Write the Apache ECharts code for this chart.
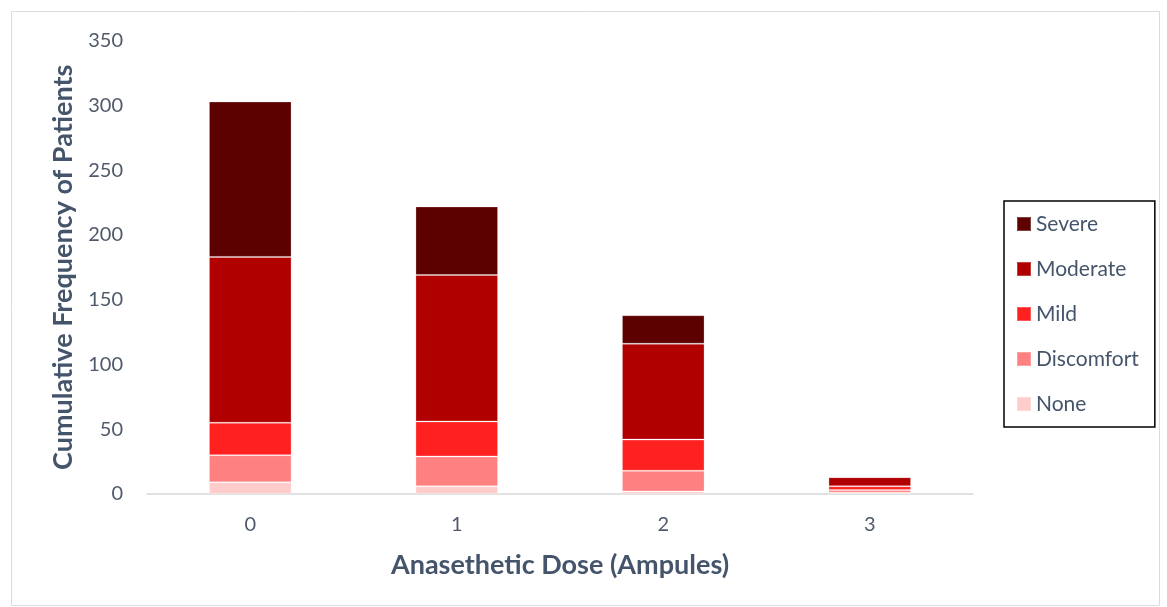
<!DOCTYPE html>
<html><head><meta charset="utf-8">
<script src="https://cdn.jsdelivr.net/npm/echarts@6/dist/echarts.min.js"></script>
<style>html,body{margin:0;padding:0;background:#fff}#c{width:1167px;height:607px}</style>
</head><body><div id="c"></div>
<script>
const categories = ['0', '1', '2', '3'];
const noneVals = [9, 6, 2, 1];
const discomfortVals = [21, 23, 16, 2];
const mildVals = [25, 27, 24, 3];
const moderateVals = [128, 113, 74, 7];
const severeVals = [120, 53, 22, 0];
const yTicks = [0, 50, 100, 150, 200, 250, 300, 350];

const FONT = 'Lato, "Open Sans", sans-serif';
const colors = { None: '#FFCCCC', Discomfort: '#FF8080', Mild: '#FF2020', Moderate: '#B00000', Severe: '#5C0000' };
function s(name, data) {
  return { name, type: 'bar', stack: 'total', data, barWidth: '40%',
    itemStyle: { color: colors[name], borderColor: 'rgba(255,255,255,0.25)', borderWidth: 1 } };
}
const chart = echarts.init(document.getElementById('c'));
chart.setOption({
  animation: false,
  backgroundColor: '#fff',
  graphic: [{ type: 'rect', shape: { x: 11.5, y: 11.5, width: 1148, height: 594 },
    style: { fill: 'none', stroke: '#D9DCE3', lineWidth: 1 }, silent: true, z: -1 }],
  grid: { left: 147, right: 194, top: 40.6, bottom: 113, containLabel: false },
  legend: {
    orient: 'vertical', left: 1004, top: 201,
    data: ['Severe', 'Moderate', 'Mild', 'Discomfort', 'None'],
    borderColor: '#000', borderWidth: 1.5,
    padding: [12, 16, 12, 12], itemGap: 23, itemWidth: 14, itemHeight: 14,
    icon: 'rect',
    textStyle: { fontFamily: FONT, fontSize: 21, color: '#44546A', lineHeight: 22, padding: [0, 0, 0, 0] }
  },
  xAxis: {
    type: 'category', data: categories,
    name: 'Anasethetic Dose (Ampules)', nameLocation: 'middle', nameGap: 58,
    nameTextStyle: { fontFamily: FONT, fontSize: 27, fontWeight: 'bold', color: '#44546A' },
    axisLine: { lineStyle: { color: '#D9D9D9', width: 1.5 } },
    axisTick: { show: false },
    axisLabel: { fontFamily: FONT, fontSize: 20, color: '#505A6B', margin: 21 }
  },
  yAxis: {
    type: 'value', min: 0, max: 350, interval: 50,
    name: 'Cumulative Frequency of Patients', nameLocation: 'middle', nameGap: 70,
    nameTextStyle: { fontFamily: FONT, fontSize: 27, fontWeight: 'bold', color: '#44546A' },
    axisLine: { show: false }, axisTick: { show: false },
    splitLine: { show: false },
    axisLabel: { fontFamily: FONT, fontSize: 20, color: '#505A6B', margin: 24,
      formatter: v => yTicks.includes(v) ? String(v) : '' }
  },
  series: [s('None', noneVals), s('Discomfort', discomfortVals), s('Mild', mildVals), s('Moderate', moderateVals), s('Severe', severeVals)]
});
</script></body></html>
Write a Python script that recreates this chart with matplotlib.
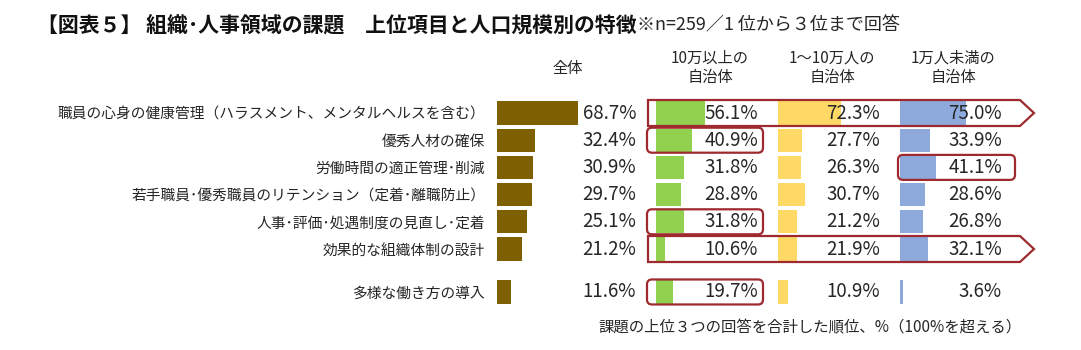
import matplotlib
matplotlib.use("Agg")
import matplotlib.pyplot as plt
from matplotlib.patches import FancyBboxPatch, Polygon
import matplotlib.transforms as mtransforms

plt.rcParams['font.family'] = ['Noto Sans CJK JP', 'DejaVu Sans']

# ---------------- data ----------------
categories = [
    "職員の心身の健康管理（ハラスメント、メンタルヘルスを含む）",
    "優秀人材の確保",
    "労働時間の適正管理･削減",
    "若手職員･優秀職員のリテンション（定着･離職防止）",
    "人事･評価･処遇制度の見直し･定着",
    "効果的な組織体制の設計",
    "多様な働き方の導入",
]
row_pos = [0, 1, 2, 3, 4, 5, 6.58]
overall = [68.7, 32.4, 30.9, 29.7, 25.1, 21.2, 11.6]
large = [56.1, 40.9, 31.8, 28.8, 31.8, 10.6, 19.7]
middle = [72.3, 27.7, 26.3, 30.7, 21.2, 21.9, 10.9]
small = [75.0, 33.9, 41.1, 28.6, 26.8, 32.1, 3.6]
headers = ["全体", "10万以上の\n自治体", "1～10万人の\n自治体", "1万人未満の\n自治体"]

title_main = "【図表５】 組織･人事領域の課題　上位項目と人口規模別の特徴"
title_note = "※n=259／1 位から３位まで回答"
footnote = "課題の上位３つの回答を合計した順位、%（100%を超える）"

# highlighted cells: (row index, group index 0=large..2=small)
highlights_box = [(1, 0), (4, 0), (6, 0), (2, 2)]
highlights_arrow = [0, 5]

colors = ["#7F6000", "#92D050", "#FFD966", "#8EA9DB"]
red = "#9E2A2F"
txt = "#262626"

W, H = 1081, 350
fig = plt.figure(figsize=(W / 100, H / 100), dpi=100)
fig.patch.set_facecolor("white")

row_px = 27.2
top_px = 99.4
ylim = (row_pos[-1] + 0.5, -0.5)
ax_h = (ylim[0] - ylim[1]) * row_px


def add_ax(x0, w):
    return fig.add_axes([x0 / W, 1 - (top_px + ax_h) / H, w / W, ax_h / H])


def style(ax):
    ax.set_ylim(*ylim)
    for s in ax.spines.values():
        s.set_visible(False)
    ax.set_xticks([])
    ax.tick_params(left=False)
    ax.set_facecolor("none")


bar_h = 0.85
val_fs = 13.5

# overall axes
ax0 = add_ax(497, 143)
ax0.set_xlim(0, 143 / 1.18)
ax0.barh(row_pos, overall, height=bar_h, color=colors[0])
style(ax0)
ax0.set_yticks(row_pos)
ax0.set_yticklabels(categories, fontsize=10.6, color=txt)
ax0.tick_params(axis='y', pad=5)
tr = mtransforms.blended_transform_factory(ax0.transAxes, ax0.transData)
for y, v in zip(row_pos, overall):
    ax0.text(139 / 143, y, f"{v:.1f}%", transform=tr, ha="right", va="center",
             fontsize=val_fs, color=txt)

group_x = [656, 778, 900]
group_vals = [large, middle, small]
for gx, vals, c in zip(group_x, group_vals, colors[1:]):
    ax = add_ax(gx, 104)
    ax.set_xlim(0, 104 / 0.875)
    ax.barh(row_pos, vals, height=bar_h, color=c)
    style(ax)
    ax.set_yticks([])
    trg = mtransforms.blended_transform_factory(ax.transAxes, ax.transData)
    for y, v in zip(row_pos, vals):
        ax.text(102 / 104, y, f"{v:.1f}%", transform=trg, ha="right", va="center",
                fontsize=val_fs, color=txt)

# headers
hdr_x = [568, 710, 832, 953]
for hx, h in zip(hdr_x, headers):
    fig.text(hx / W, 1 - 68 / H, h, ha="center", va="center", fontsize=11,
             color=txt, linespacing=1.2)

# title
t = fig.text(37 / W, 1 - 25 / H, title_main, ha="left", va="center",
             fontsize=15, fontweight="bold", color="#111111")
fig.canvas.draw()
bb = t.get_window_extent()
fig.text(bb.x1 / W, 1 - 25 / H, title_note, ha="left", va="center",
         fontsize=13, color=txt)

fig.text(598 / W, 1 - 328 / H, footnote, ha="left", va="center",
         fontsize=11.1, color=txt)

# overlay for highlight shapes (pixel coords)
ov = fig.add_axes([0, 0, 1, 1])
ov.set_xlim(0, W)
ov.set_ylim(H, 0)
ov.axis("off")
ov.set_facecolor("none")


def row_center(i):
    return top_px + (row_pos[i] - ylim[1]) * row_px


box_spans = [(647, 763), (770, 885), (898, 1015)]
for r, g in highlights_box:
    cy = row_center(r)
    x0, x1 = box_spans[g]
    p = FancyBboxPatch((x0, cy - 12.5), x1 - x0, 25,
                       boxstyle="round,pad=0,rounding_size=5",
                       fill=False, ec=red, lw=1.6)
    ov.add_patch(p)

for r in highlights_arrow:
    cy = row_center(r)
    pts = [(648, cy - 13), (1020, cy - 13), (1034, cy), (1020, cy + 13), (648, cy + 13)]
    ov.add_patch(Polygon(pts, closed=True, fill=False, ec=red, lw=1.6, joinstyle="miter"))

fig.savefig("out.png", dpi=100, facecolor="white")
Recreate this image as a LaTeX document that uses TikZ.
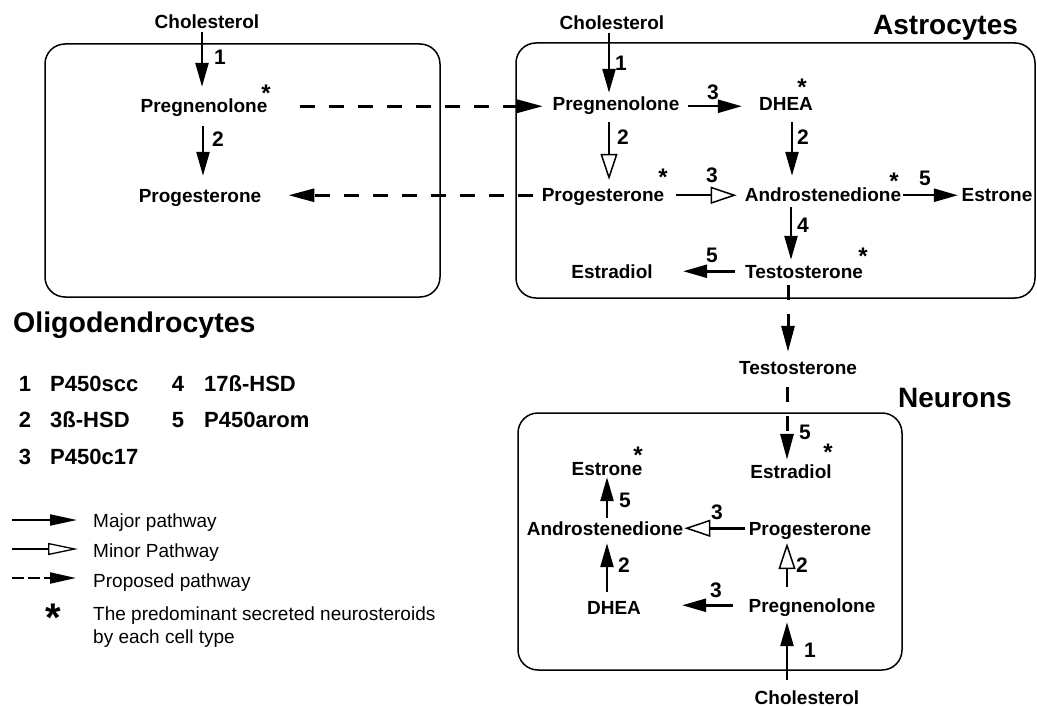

» Task requirements
Your task is to reproduce the entries above word for word, from the first line through the line with "const yTicks = [0, 50, 100, 150, 200, 250, 300, 350];", and please leave out any pictures.

» Result for this exercise
Write the Apache ECharts code for this chart.
<!DOCTYPE html>
<html><head><meta charset="utf-8">
<script src="https://cdn.jsdelivr.net/npm/echarts@6/dist/echarts.min.js"></script>
<style>html,body{margin:0;padding:0;background:#fff}#c{width:1167px;height:607px}</style>
</head><body><div id="c"></div>
<script>
const categories = ['0', '1', '2', '3'];
const noneVals = [9, 6, 2, 1];
const discomfortVals = [21, 23, 16, 2];
const mildVals = [25, 27, 24, 3];
const moderateVals = [128, 113, 74, 7];
const severeVals = [120, 53, 22, 0];
const yTicks = [0, 50, 100, 150, 200, 250, 300, 350];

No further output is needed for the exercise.